In the listing below, locate the line with "Rebuild this chart" and the line with "CartesianGrid, LabelList, Cell", then output both and everything between them exactly, minus any pictures.
**** Supplied material
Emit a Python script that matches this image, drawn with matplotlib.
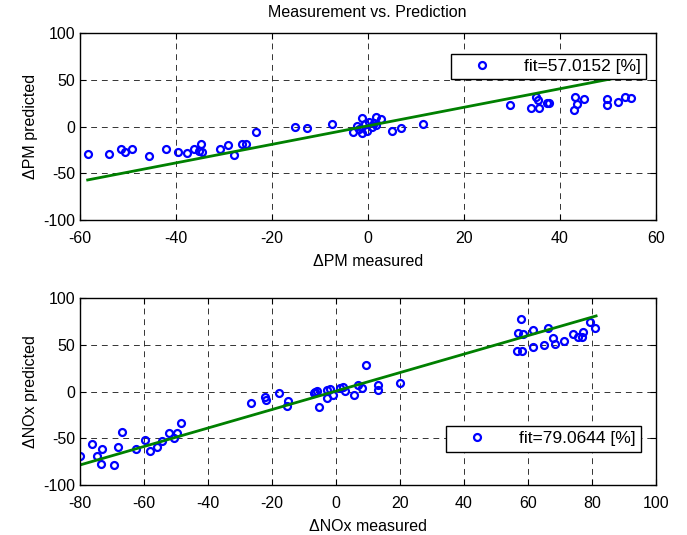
import matplotlib
matplotlib.use("Agg")
import matplotlib.pyplot as plt

plt.rcParams['font.family'] = ['Liberation Sans', 'DejaVu Sans']
plt.rcParams['axes.unicode_minus'] = False

# ---- top panel data (PM) ----
pm_measured = [-58.3, -53.9, -51.4, -50.5, -49.1, -45.5, -42.0, -39.5, -37.6, -36.2,
               -35.2, -34.8, -34.6, -30.7, -29.0, -27.9, -26.2, -25.3, -23.2, -15.1,
               -12.6, -7.4, -3.0, -2.2, -1.8, -1.2, -1.1, -0.6, -0.2, 0.3, 0.8, 1.2,
               1.7, 1.8, 2.8, 5.0, 7.0, 11.4, 29.7, 33.9, 35.1, 35.4, 35.6, 37.3, 37.8,
               43.0, 43.2, 43.5, 45.0, 49.8, 49.9, 52.1, 53.5, 54.9]
pm_predicted = [-29.6, -29.6, -23.9, -27.1, -23.9, -31.0, -23.9, -27.1, -28.5, -23.9,
                -26.0, -18.2, -27.1, -23.9, -19.6, -30.0, -18.5, -18.5, -5.4, 0.0,
                -1.1, 3.2, -5.7, 0.5, -3.0, -7.1, 9.0, 2.5, -4.5, 5.0, 0.0, 3.5,
                10.7, 1.8, 8.2, -4.3, -1.1, 2.9, 23.2, 20.0, 32.1, 28.3, 20.0, 25.0, 25.7,
                17.6, 32.1, 24.6, 30.0, 29.3, 23.2, 26.1, 32.1, 30.4]
pm_fit_x = [-58.3, 54.9]
pm_fit_y = [-57.1, 55.4]
pm_label = 'fit=57.0152 [%]'

# ---- bottom panel data (NOx) ----
nox_measured = [-79.8, -76.2, -74.4, -73.3, -72.9, -69.2, -67.9, -66.6, -62.4, -59.5,
                -58.0, -55.9, -54.3, -52.2, -50.4, -49.6, -48.4, -26.4, -22.2, -21.7,
                -17.7, -15.2, -14.8, -6.4, -5.9, -5.3, -6.8, -2.75, -2.75, -1.9, -0.7,
                1.2, 2.25, 2.75, 5.6, 7.1, 8.2, 9.5, 13.2, 13.2, 20.2,
                56.6, 58.3, 56.9, 58.4, 57.9, 61.6, 61.6, 64.9, 66.2, 67.8, 68.6, 71.2,
                74.0, 75.7, 76.9, 77.1, 79.5, 81.1]
nox_predicted = [-68.9, -56.0, -68.9, -77.5, -61.7, -78.9, -58.9, -43.2, -61.7, -51.7,
                 -63.2, -58.9, -53.2, -44.6, -49.3, -44.6, -33.2, -11.8, -6.0, -9.2,
                 -1.7, -15.3, -10.0, 0.0, 0.8, -16.0, -1.5, 1.8, -7.1, 2.9, -3.5,
                 4.3, 5.4, 0.8, -3.5, 6.9, 3.6, 28.3, 7.2, 1.8, 9.6,
                 44.0, 44.0, 62.6, 61.5, 78.2, 65.8, 48.2, 49.7, 68.6, 57.2, 50.8, 54.0,
                 61.5, 58.3, 58.3, 64.3, 75.0, 67.9]
nox_fit_x = [-79.8, 81.3]
nox_fit_y = [-78.5, 81.1]
nox_label = 'fit=79.0644 [%]'

title = 'Measurement vs. Prediction'

fig = plt.figure(figsize=(6.87, 5.35), dpi=100)
W, H = 687.0, 535.0
ax1 = fig.add_axes([79.5 / W, 1 - 220 / H, (656 - 79.5) / W, (220 - 33.3) / H])
ax2 = fig.add_axes([79.5 / W, 1 - 485 / H, (656 - 79.5) / W, (485 - 298.3) / H])

def style(ax, xlim, xticks):
    ax.set_xlim(*xlim)
    ax.set_ylim(-100, 100)
    ax.set_xticks(xticks)
    ax.set_yticks([-100, -50, 0, 50, 100])
    ax.grid(True, color='black', linestyle=(0, (6, 5)), linewidth=0.7, alpha=0.8)
    ax.tick_params(direction='in', top=True, right=True, labelsize=11.5, length=4)
    ax.tick_params(axis='x', pad=8)
    ax.tick_params(axis='y', pad=3)
    for s in ax.spines.values():
        s.set_linewidth(1.0)
    ax.set_axisbelow(True)

style(ax1, (-60, 60), [-60, -40, -20, 0, 20, 40, 60])
style(ax2, (-80, 100), [-80, -60, -40, -20, 0, 20, 40, 60, 80, 100])

ax1.plot(pm_measured, pm_predicted, 'o', mfc='none', mec='blue', ms=5, mew=1.6, label=pm_label)
ax1.plot(pm_fit_x, pm_fit_y, '-', color='#008000', lw=2)
ax2.plot(nox_measured, nox_predicted, 'o', mfc='none', mec='blue', ms=5, mew=1.6, label=nox_label)
ax2.plot(nox_fit_x, nox_fit_y, '-', color='#008000', lw=2)

ax1.set_title(title, fontsize=11.5, pad=12)
ax1.set_xlabel('ΔPM measured', fontsize=11.5, labelpad=6)
ax1.set_ylabel('ΔPM predicted', fontsize=11.5, labelpad=4)
ax2.set_xlabel('ΔNOx measured', fontsize=11.5, labelpad=6)
ax2.set_ylabel('ΔNOx predicted', fontsize=11.5, labelpad=4)

def legend(ax, box):
    x0, y0, x1, y1 = box
    lg = ax.legend(loc='center', bbox_to_anchor=((x0 + x1) / 2 / W, 1 - (y0 + y1) / 2 / H),
                   bbox_transform=fig.transFigure, fontsize=12.5, frameon=True,
                   fancybox=False, edgecolor='black', framealpha=1, handlelength=3.0,
                   handletextpad=0.9, borderpad=0.3, borderaxespad=0, markerscale=1.0)
    lg.get_frame().set_linewidth(1.0)
    lg.set_zorder(10)

legend(ax1, (451.7, 51, 645.7, 82.3))
legend(ax2, (446.7, 423.3, 640, 454.3))

fig.savefig('out.png', dpi=100)
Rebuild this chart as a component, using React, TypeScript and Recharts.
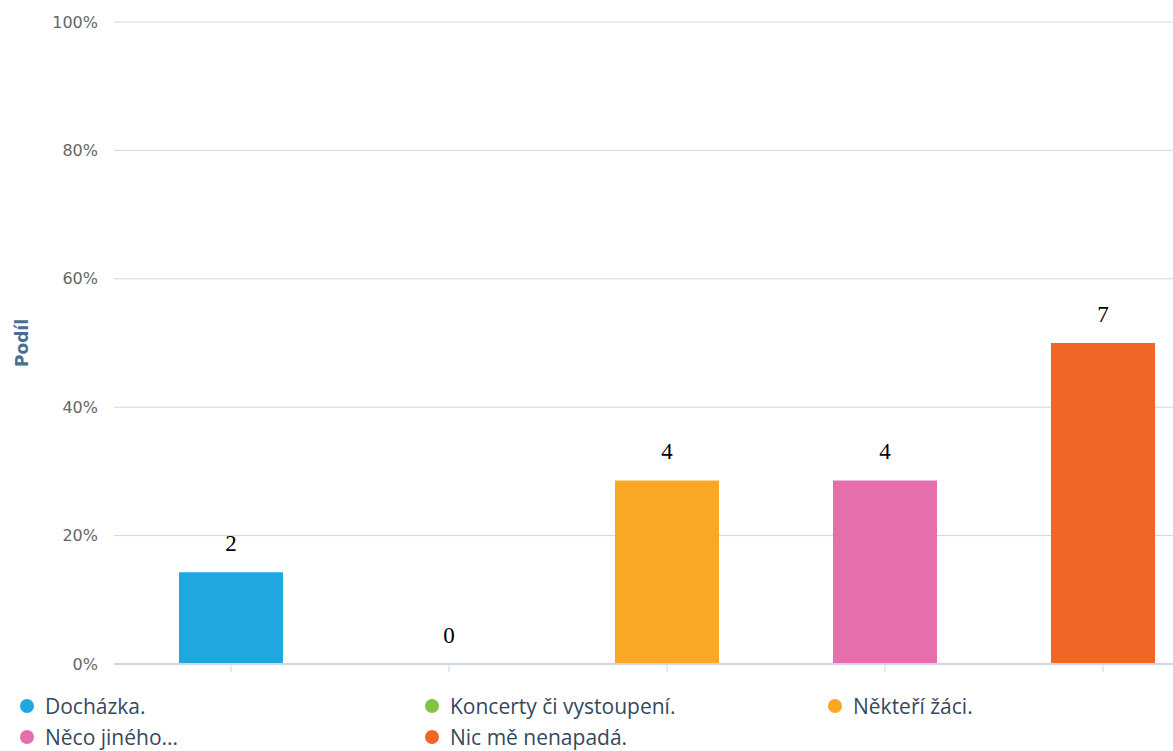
import { ComposedChart, Bar, Line, XAxis, YAxis, CartesianGrid, LabelList, Cell } from 'recharts'

const categories = ['Docházka.', 'Koncerty či vystoupení.', 'Někteří žáci.', 'Něco jiného...', 'Nic mě nenapadá.']
const counts = [2, 0, 4, 4, 7]
const shares = [14.3, 0, 28.6, 28.6, 50]
const colors = ['#1fa8e0', '#80c342', '#f9a825', '#e56eab', '#f06624']
const yTicks = [0, 20, 40, 60, 80, 100]

const data = categories.map((name, i) => ({ name, count: counts[i], share: shares[i] }))

const YLabel = (props: any) => {
  const vb = props.viewBox
  const x = 22
  const y = vb.y + vb.height / 2
  return (
    <text
      x={x}
      y={y}
      transform={`rotate(-90 ${x} ${y})`}
      textAnchor="middle"
      dominantBaseline="central"
      fill="#4d6d94"
      fontWeight="bold"
      fontSize={17}
      fontFamily="DejaVu Sans"
    >
      Podíl
    </text>
  )
}

export default function App() {
  return (
    <div style={{ position: 'absolute', left: 0, top: 0, width: 1173, height: 751, overflow: 'hidden', background: '#fff' }}>
      <ComposedChart width={1220} height={680} data={data} margin={{ top: 22, right: 0, left: 0, bottom: 0 }}>
        <CartesianGrid vertical={false} stroke="#d6d6d6" />
        <XAxis
          dataKey="name"
          interval={0}
          height={16}
          padding={{ left: 8, right: 8 }}
          tickSize={8}
          axisLine={{ stroke: '#ccd6eb', strokeWidth: 2 }}
          tickLine={{ stroke: '#ccd6eb' }}
          tickFormatter={() => ''}
        />
        <YAxis
          width={114}
          domain={[0, 100]}
          ticks={yTicks}
          interval={0}
          tickFormatter={(v) => `${v}%`}
          axisLine={false}
          tickLine={false}
          tickSize={0}
          tickMargin={16}
          tick={{ fill: '#666', fontSize: 16, fontFamily: 'DejaVu Sans' }}
          label={{ content: YLabel }}
        />
        <Bar dataKey="share" barSize={104} isAnimationActive={false}>
          {data.map((d, i) => (
            <Cell key={d.name} fill={colors[i]} />
          ))}
        </Bar>
        {/* invisible line only carries the count labels, so the zero bar gets one too */}
        <Line
          dataKey="share"
          stroke="none"
          dot={false}
          activeDot={false}
          isAnimationActive={false}
        >
          <LabelList
            dataKey="count"
            position="top"
            offset={21}
            fill="#000"
            fontSize={23}
            fontFamily="Liberation Serif"
          />
        </Line>
      </ComposedChart>
      <div
        style={{
          position: 'absolute',
          left: 20,
          top: 690,
          width: 1212,
          display: 'grid',
          gridTemplateColumns: '405px 403px 404px',
          fontFamily: 'Open Sans',
          fontSize: 21,
          lineHeight: '28px',
          color: '#34495e',
        }}
      >
        {categories.map((name, i) => (
          <div key={name} style={{ display: 'flex', alignItems: 'center', height: 31 }}>
            <span
              style={{
                display: 'inline-block',
                width: 14,
                height: 14,
                borderRadius: '50%',
                background: colors[i],
                marginRight: 11,
                flexShrink: 0,
              }}
            />
            <span>{name}</span>
          </div>
        ))}
      </div>
    </div>
  )
}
********
Solution below:
Rebuild this chart as a component, using React, TypeScript and Recharts.
import { ComposedChart, Bar, Line, XAxis, YAxis, CartesianGrid, LabelList, Cell } from 'recharts'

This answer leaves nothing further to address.